Recognizing Dependent Errors (Autocorrelation)
Dependent errors, or autocorrelation, occur when there's a pattern in the residuals. This often happens with data collected over time or space.
Common Scenarios Leading to Autocorrelation:
- Time Series Data: If you're analyzing data collected sequentially over time (e.g., stock prices, monthly sales), an error at one point in time might be related to an error at the next point. For instance, an unexpectedly high sales figure this month might suggest an unexpectedly high figure next month if the underlying trend is not fully captured by the model.
- Spatial Data: Errors related to observations from nearby geographical locations might be correlated.

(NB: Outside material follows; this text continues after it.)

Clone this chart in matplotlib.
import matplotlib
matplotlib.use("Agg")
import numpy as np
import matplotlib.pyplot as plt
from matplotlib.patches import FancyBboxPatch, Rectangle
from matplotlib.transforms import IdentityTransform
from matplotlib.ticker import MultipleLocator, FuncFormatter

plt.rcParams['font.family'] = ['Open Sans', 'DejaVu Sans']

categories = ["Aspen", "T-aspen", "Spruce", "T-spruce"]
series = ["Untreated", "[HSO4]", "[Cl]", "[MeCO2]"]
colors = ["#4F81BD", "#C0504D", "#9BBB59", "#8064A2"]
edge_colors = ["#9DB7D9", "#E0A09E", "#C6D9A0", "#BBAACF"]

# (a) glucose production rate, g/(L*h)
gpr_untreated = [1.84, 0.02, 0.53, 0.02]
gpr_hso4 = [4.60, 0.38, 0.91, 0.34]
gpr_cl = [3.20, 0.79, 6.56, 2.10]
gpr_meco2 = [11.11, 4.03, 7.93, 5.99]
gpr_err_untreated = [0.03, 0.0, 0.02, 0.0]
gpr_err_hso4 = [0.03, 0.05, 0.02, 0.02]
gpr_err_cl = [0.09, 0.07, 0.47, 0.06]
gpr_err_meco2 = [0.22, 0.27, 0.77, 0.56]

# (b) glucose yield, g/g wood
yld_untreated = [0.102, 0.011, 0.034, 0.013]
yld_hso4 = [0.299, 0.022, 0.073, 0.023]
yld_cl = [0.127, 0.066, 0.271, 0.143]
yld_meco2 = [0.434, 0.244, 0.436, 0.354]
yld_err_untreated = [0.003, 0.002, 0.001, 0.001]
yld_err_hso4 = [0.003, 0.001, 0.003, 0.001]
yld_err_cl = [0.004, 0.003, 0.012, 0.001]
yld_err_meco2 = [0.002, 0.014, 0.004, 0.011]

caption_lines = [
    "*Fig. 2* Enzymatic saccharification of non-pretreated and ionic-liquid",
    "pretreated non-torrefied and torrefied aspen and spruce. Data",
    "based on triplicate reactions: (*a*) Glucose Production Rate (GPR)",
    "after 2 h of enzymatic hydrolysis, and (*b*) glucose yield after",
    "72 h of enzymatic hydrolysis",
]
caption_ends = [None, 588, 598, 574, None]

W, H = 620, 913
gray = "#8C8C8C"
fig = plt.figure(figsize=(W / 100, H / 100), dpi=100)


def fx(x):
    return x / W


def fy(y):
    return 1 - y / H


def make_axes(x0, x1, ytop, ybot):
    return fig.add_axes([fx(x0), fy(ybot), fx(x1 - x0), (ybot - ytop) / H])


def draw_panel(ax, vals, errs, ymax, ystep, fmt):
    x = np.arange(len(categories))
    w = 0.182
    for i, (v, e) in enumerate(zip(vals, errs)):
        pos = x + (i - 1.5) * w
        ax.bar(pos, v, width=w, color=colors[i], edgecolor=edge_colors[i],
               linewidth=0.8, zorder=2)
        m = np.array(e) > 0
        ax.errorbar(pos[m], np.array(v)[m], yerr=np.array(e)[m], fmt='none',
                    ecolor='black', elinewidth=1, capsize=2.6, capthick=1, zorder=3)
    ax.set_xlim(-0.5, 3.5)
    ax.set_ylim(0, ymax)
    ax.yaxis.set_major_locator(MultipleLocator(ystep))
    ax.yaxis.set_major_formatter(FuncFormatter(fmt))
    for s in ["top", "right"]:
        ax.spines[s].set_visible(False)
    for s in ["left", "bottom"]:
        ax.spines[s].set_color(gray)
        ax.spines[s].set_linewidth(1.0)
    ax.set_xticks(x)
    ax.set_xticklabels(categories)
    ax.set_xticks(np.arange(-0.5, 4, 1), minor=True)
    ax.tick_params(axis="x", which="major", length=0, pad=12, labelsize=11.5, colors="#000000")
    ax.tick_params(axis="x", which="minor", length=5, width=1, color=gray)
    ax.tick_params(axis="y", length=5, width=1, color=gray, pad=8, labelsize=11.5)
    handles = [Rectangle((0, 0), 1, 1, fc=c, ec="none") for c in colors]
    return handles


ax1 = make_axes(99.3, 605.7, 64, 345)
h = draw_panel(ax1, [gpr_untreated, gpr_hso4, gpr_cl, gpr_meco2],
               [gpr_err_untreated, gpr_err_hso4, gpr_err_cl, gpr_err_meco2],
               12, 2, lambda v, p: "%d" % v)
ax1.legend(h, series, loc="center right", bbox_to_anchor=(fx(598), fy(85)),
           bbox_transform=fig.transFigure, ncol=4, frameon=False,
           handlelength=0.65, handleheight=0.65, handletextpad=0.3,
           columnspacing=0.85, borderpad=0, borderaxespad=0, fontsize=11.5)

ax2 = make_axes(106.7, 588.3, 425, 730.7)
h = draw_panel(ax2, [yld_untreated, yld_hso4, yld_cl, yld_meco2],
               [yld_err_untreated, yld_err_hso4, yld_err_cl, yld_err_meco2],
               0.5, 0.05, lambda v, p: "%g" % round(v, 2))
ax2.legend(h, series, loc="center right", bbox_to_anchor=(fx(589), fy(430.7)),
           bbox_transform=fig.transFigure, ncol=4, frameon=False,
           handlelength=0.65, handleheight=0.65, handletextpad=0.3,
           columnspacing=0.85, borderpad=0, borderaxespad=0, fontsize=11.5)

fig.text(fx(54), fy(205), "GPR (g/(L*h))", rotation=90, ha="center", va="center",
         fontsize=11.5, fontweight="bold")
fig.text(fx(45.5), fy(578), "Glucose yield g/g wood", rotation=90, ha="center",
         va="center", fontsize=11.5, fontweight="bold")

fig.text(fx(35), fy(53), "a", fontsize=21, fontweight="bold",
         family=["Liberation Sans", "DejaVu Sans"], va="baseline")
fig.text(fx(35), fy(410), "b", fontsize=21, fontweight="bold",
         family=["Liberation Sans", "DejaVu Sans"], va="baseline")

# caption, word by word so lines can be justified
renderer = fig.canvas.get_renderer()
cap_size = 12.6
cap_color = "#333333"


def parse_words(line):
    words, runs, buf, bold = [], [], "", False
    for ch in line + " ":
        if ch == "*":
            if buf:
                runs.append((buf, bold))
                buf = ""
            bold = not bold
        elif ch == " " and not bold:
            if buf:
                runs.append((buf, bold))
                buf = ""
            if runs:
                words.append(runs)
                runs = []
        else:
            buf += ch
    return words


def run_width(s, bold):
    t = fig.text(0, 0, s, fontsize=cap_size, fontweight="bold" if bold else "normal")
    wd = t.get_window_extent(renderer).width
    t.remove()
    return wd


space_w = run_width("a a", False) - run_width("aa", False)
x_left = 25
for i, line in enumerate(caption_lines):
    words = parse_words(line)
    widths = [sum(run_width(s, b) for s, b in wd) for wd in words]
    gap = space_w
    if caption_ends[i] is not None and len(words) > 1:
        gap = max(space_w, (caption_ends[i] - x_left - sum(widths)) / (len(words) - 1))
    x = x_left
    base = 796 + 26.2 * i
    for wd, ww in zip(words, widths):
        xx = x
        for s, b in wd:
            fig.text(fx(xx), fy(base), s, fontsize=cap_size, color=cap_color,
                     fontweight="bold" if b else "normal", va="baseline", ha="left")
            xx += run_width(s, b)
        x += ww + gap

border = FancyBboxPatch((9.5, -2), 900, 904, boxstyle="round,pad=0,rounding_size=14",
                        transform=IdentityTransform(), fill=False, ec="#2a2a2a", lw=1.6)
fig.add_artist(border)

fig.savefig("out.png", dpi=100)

For example, in a model predicting house prices, an uncaptured factor affecting one house's price might also affect a neighboring house's price.
- Omitted Variables: If an important variable that influences the dependent variable is left out of the model, its effect might show up as a pattern in the residuals, causing them to appear correlated.
Signs of Autocorrelation:
- Visual Inspection of Residual Plots: Plotting residuals against the order of observations (especially for time series data) or predicted values can reveal patterns.

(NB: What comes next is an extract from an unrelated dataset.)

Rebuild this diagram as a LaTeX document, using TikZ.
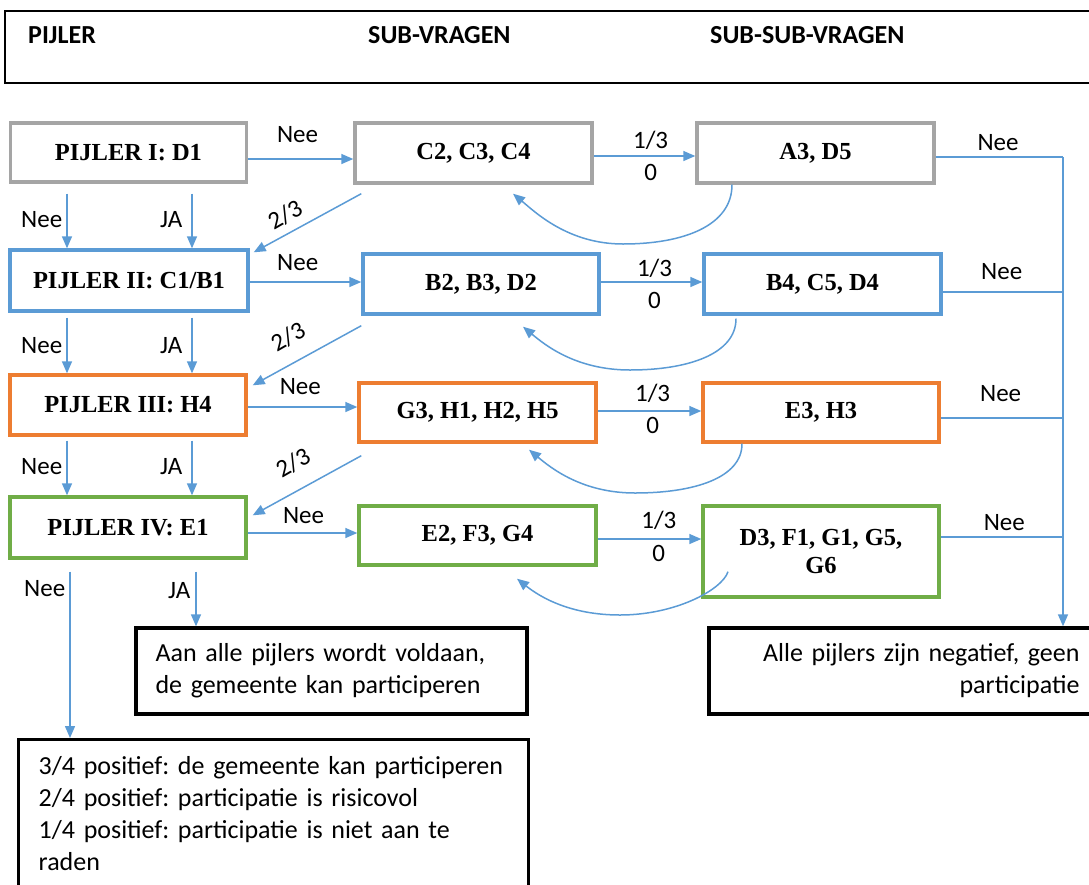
\documentclass[tikz,border=0pt]{standalone}
\usepackage{fontspec}
\setmainfont{Carlito}
\newfontfamily\boxfont{Liberation Serif}
\usetikzlibrary{arrows.meta,calc}
\frenchspacing
\definecolor{cgray}{HTML}{A5A5A5}
\definecolor{cblue}{HTML}{5B9BD5}
\definecolor{corange}{HTML}{ED7D31}
\definecolor{cgreen}{HTML}{70AD47}
\definecolor{carrow}{HTML}{5B9BD5}
\tikzset{
  qbox/.style={draw, line width=3.4pt, inner sep=0pt, align=center,
    font=\boxfont\bfseries\fontsize{24.5}{28}\selectfont},
  arr/.style={draw=carrow, line width=1.5pt, -{Triangle[length=12pt,width=10pt]}},
  ln/.style={draw=carrow, line width=1.5pt},
  lbl/.style={font=\fontsize{25}{30}\selectfont, inner sep=0pt},
  outbox/.style={draw=black, line width=3.4pt, font=\fontsize{26}{32}\selectfont},
  hdrtext/.style={font=\bfseries\fontsize{26}{30}\selectfont, inner sep=0pt, anchor=west},
}
\begin{document}
\begin{tikzpicture}[x=1pt,y=-1pt]
\clip (0,0) rectangle (1089,884);

% column header band
\node[draw=black, line width=1.6pt, minimum width=1095pt, minimum height=72pt] (hdr) at (552.5,47) {};
\node[hdrtext] (h1) at (28,35) {PIJLER};
\node[hdrtext] (h2) at (368,35) {SUB-VRAGEN};
\node[hdrtext] (h3) at (710,35) {SUB-SUB-VRAGEN};

% row 1 (grey)
\node[qbox, draw=cgray, minimum width=236pt, minimum height=59pt] (p1) at (128.5,152.5) {PIJLER I: D1};
\node[qbox, draw=cgray, minimum width=237pt, minimum height=60pt] (s1) at (473.5,153) {C2, C3, C4};
\node[qbox, draw=cgray, minimum width=237pt, minimum height=60pt] (t1) at (815.5,153) {A3, D5};
% row 2 (blue)
\node[qbox, draw=cblue, minimum width=238pt, minimum height=61pt] (p2) at (129,280.5) {PIJLER II: C1/B1};
\node[qbox, draw=cblue, minimum width=236pt, minimum height=60pt] (s2) at (481,284) {B2, B3, D2};
\node[qbox, draw=cblue, minimum width=237pt, minimum height=60pt] (t2) at (822.5,284) {B4, C5, D4};
% row 3 (orange)
\node[qbox, draw=corange, minimum width=236pt, minimum height=60pt] (p3) at (128,405) {PIJLER III: H4};
\node[qbox, draw=corange, minimum width=237pt, minimum height=59pt] (s3) at (477.5,412.5) {G3, H1, H2, H5};
\node[qbox, draw=corange, minimum width=236pt, minimum height=59pt] (t3) at (821,412.5) {E3, H3};
% row 4 (green)
\node[qbox, draw=cgreen, minimum width=236pt, minimum height=61pt] (p4) at (128,527.5) {PIJLER IV: E1};
\node[qbox, draw=cgreen, minimum width=237pt, minimum height=59pt] (s4) at (477.5,535.5) {E2, F3, G4};
\node[qbox, draw=cgreen, minimum width=236pt, minimum height=91pt] (t4) at (821,551.5) {D3, F1, G1, G5,\\G6};

% outcome boxes
\node[outbox, minimum width=391pt, minimum height=86pt, text width=352pt, align=left, inner sep=0pt] (ja) at (331.5,671)
  {Aan alle pijlers wordt voldaan,\\de gemeente kan participeren};
\node[outbox, minimum width=391pt, minimum height=86pt, text width=350pt, align=right, inner sep=0pt] (neg) at (904.5,671)
  {Alle pijlers zijn negatief, geen\\participatie};
\node[outbox, anchor=north west, minimum width=510pt, minimum height=165pt, text width=470pt, align=left,
      inner xsep=20pt, inner ysep=12pt] (res) at (17,738)
  {3/4 positief: de gemeente kan participeren\\2/4 positief: participatie is risicovol\\1/4 positief: participatie is niet aan te\\raden\\[-14pt]\mbox{}};

% helper columns
\coordinate (colN) at (67,0);
\coordinate (colJ) at (192,0);
\coordinate (colNb) at (70,0);
\coordinate (colJb) at (196,0);
\coordinate (rail) at (1063,0);

% vertical Nee / JA arrows between the pillars
\draw[arr] ([yshift=-10pt]p1.south -| colN) -- (p2.north -| colN) node[lbl, pos=0.48, left=4pt] {Nee};
\draw[arr] ([yshift=-10pt]p1.south -| colJ) -- (p2.north -| colJ) node[lbl, pos=0.48, left=9pt] {JA};
\draw[arr] ([yshift=-5pt]p2.south -| colN) -- (p3.north -| colN) node[lbl, pos=0.5, left=4pt] {Nee};
\draw[arr] ([yshift=-5pt]p2.south -| colJ) -- (p3.north -| colJ) node[lbl, pos=0.5, left=9pt] {JA};
\draw[arr] ([yshift=-4pt]p3.south -| colN) -- (p4.north -| colN) node[lbl, pos=0.47, left=4pt] {Nee};
\draw[arr] ([yshift=-4pt]p3.south -| colJ) -- (p4.north -| colJ) node[lbl, pos=0.47, left=9pt] {JA};
\draw[arr] ([yshift=-12pt]p4.south -| colNb) -- (res.north -| colNb) node[lbl, pos=0.1, left=4pt] {Nee};
\draw[arr] ([yshift=-12pt]p4.south -| colJb) -- (ja.north -| colJb) node[lbl, pos=0.34, left=5pt] {JA};

% pillar -> sub-questions
\draw[arr] ([yshift=-6.5pt]p1.east) -- ([yshift=-6.5pt]p1.east -| s1.west) node[lbl, pos=0.47, yshift=24pt] {Nee};
\draw[arr] ([yshift=-1.5pt]p2.east) -- ([yshift=-1.5pt]p2.east -| s2.west) node[lbl, pos=0.43, yshift=19pt] {Nee};
\draw[arr] ([yshift=-2pt]p3.east) -- ([yshift=-2pt]p3.east -| s3.west) node[lbl, pos=0.48, yshift=20pt] {Nee};
\draw[arr] ([yshift=-5.5pt]p4.east) -- ([yshift=-5.5pt]p4.east -| s4.west) node[lbl, pos=0.51, yshift=17pt] {Nee};

% sub-questions -> sub-sub-questions
\draw[arr] ([yshift=-3pt]s1.east) -- ([yshift=-3pt]s1.east -| t1.west)
  node[lbl, pos=0.56, yshift=16pt] {1/3} node[lbl, pos=0.56, yshift=-16pt] {0};
\draw[arr] ([yshift=2pt]s2.east) -- ([yshift=2pt]s2.east -| t2.west)
  node[lbl, pos=0.53, yshift=14pt] {1/3} node[lbl, pos=0.53, yshift=-18pt] {0};
\draw[arr] ([yshift=1.5pt]s3.east) -- ([yshift=1.5pt]s3.east -| t3.west)
  node[lbl, pos=0.53, yshift=18pt] {1/3} node[lbl, pos=0.53, yshift=-14pt] {0};
\draw[arr] ([yshift=-3.5pt]s4.east) -- ([yshift=-3.5pt]s4.east -| t4.west)
  node[lbl, pos=0.59, yshift=19pt] {1/3} node[lbl, pos=0.59, yshift=-14pt] {0};

% 2/3 arrows back to the next pillar
\draw[arr] ([xshift=8pt,yshift=-9pt]s1.south west) -- ([xshift=4pt,yshift=-4pt]p2.north east);
\draw[arr] ([xshift=0pt,yshift=-10pt]s2.south west) -- ([xshift=5pt,yshift=-12pt]p3.north east);
\draw[arr] ([xshift=4pt,yshift=-12pt]s3.south west) -- ([xshift=5pt,yshift=-20pt]p4.north east);
\node[lbl, rotate=30] (f1) at (285,215) {2/3};
\node[lbl, rotate=30] (f2) at (288,337) {2/3};
\node[lbl, rotate=30] (f3) at (293,463) {2/3};

% loops from sub-sub-questions back to sub-questions
\draw[arr] ([xshift=-83.5pt]t1.south) .. controls (732,226) and (683,244) .. (623,244)
  .. controls (568,244) and (535,212) .. ([xshift=39.5pt,yshift=-9pt]s1.south);
\draw[arr] ([xshift=-86.5pt,yshift=-3pt]t2.south) .. controls (736,354) and (688,370) .. (630,370)
  .. controls (576,370) and (545,345) .. ([xshift=42pt,yshift=-11pt]s2.south);
\draw[arr] ([xshift=-79pt]t3.south) .. controls (742,478) and (694,493) .. (635,493)
  .. controls (582,493) and (551,468) .. ([xshift=51.5pt,yshift=-6pt]s3.south);
\draw[arr] ([xshift=-93pt,yshift=27pt]t4.south) .. controls (722,590) and (675,615) .. (620,615)
  .. controls (570,615) and (540,597) .. ([xshift=39.5pt,yshift=-12pt]s4.south);

% Nee exits to the collecting rail
\draw[ln] ([yshift=-4pt]t1.east) -- ([yshift=-4pt]t1.east -| rail) node[lbl, pos=0.49, yshift=14pt] {Nee};
\draw[ln] ([yshift=-8pt]t2.east) -- ([yshift=-8pt]t2.east -| rail) node[lbl, pos=0.49, yshift=20pt] {Nee};
\draw[ln] ([yshift=-5.5pt]t3.east) -- ([yshift=-5.5pt]t3.east -| rail) node[lbl, pos=0.49, yshift=24pt] {Nee};
\draw[ln] ([yshift=14.5pt]t4.east) -- ([yshift=14.5pt]t4.east -| rail) node[lbl, pos=0.52, yshift=14pt] {Nee};
\draw[arr] ([yshift=-4pt]t1.east -| rail) -- (rail |- neg.north);
\end{tikzpicture}
\end{document}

- A 'random scatter' suggests independence.
- A 'wave-like' pattern, 'cycles,' or 'trends' in the residuals indicate positive or negative autocorrelation.
- Statistical Tests: Several formal tests can quantify autocorrelation:
- The Durbin-Watson test is commonly used to detect first-order autocorrelation (where an error is correlated with the immediately preceding error).
- The Ljung-Box test is another popular test, especially for higher-order autocorrelation.
Implications of Non-Independent Errors
When errors are not independent, your model's interpretation can be severely flawed. Here's a breakdown of the consequences:
Characteristic | Independent Errors | Dependent Errors (Autocorrelation) |
---|---|---|
Correlation | Residuals show no discernible pattern or correlation | Residuals are correlated with each other |
Predictability | Value of one error does not predict another | Value of one error can predict another (e.g., next error) |
Model Validity | Statistical inference (p-values, CIs) is reliable | Standard errors are biased, leading to unreliable p-values and confidence intervals |
Efficiency | OLS estimates are BLUE (Best Linear Unbiased Estimator) | OLS estimates are still unbiased but no longer efficient (i.e., not the best) |
How to Address Non-Independent Errors
If you detect autocorrelation in your model's residuals, here are common strategies to address it:
- Include Lagged Variables: For time series data, adding lagged versions of the dependent variable or independent variables into the model can capture the temporal dependency.
- Time Series Models: Employing specialized time series models like ARIMA (Autoregressive Integrated Moving Average) or GARCH models, which explicitly account for temporal dependencies in the data.
- Generalized Least Squares (GLS): This method estimates the regression coefficients by accounting for the correlation structure of the errors. It's more efficient than OLS when errors are correlated.
- Robust Standard Errors: These are standard errors that are adjusted to be valid even when assumptions like homoscedasticity or independence of errors are violated. While they don't fix the model's inefficiency, they do provide more reliable inference.
- Transformations: Sometimes, transforming the dependent variable or independent variables can help stabilize variance and reduce autocorrelation.
- Add Omitted Variables: Re-evaluating your model to ensure all relevant predictors are included can often resolve apparent autocorrelation caused by missing information.
Understanding and addressing error independence is vital for building robust and trustworthy statistical models that provide accurate insights into your data.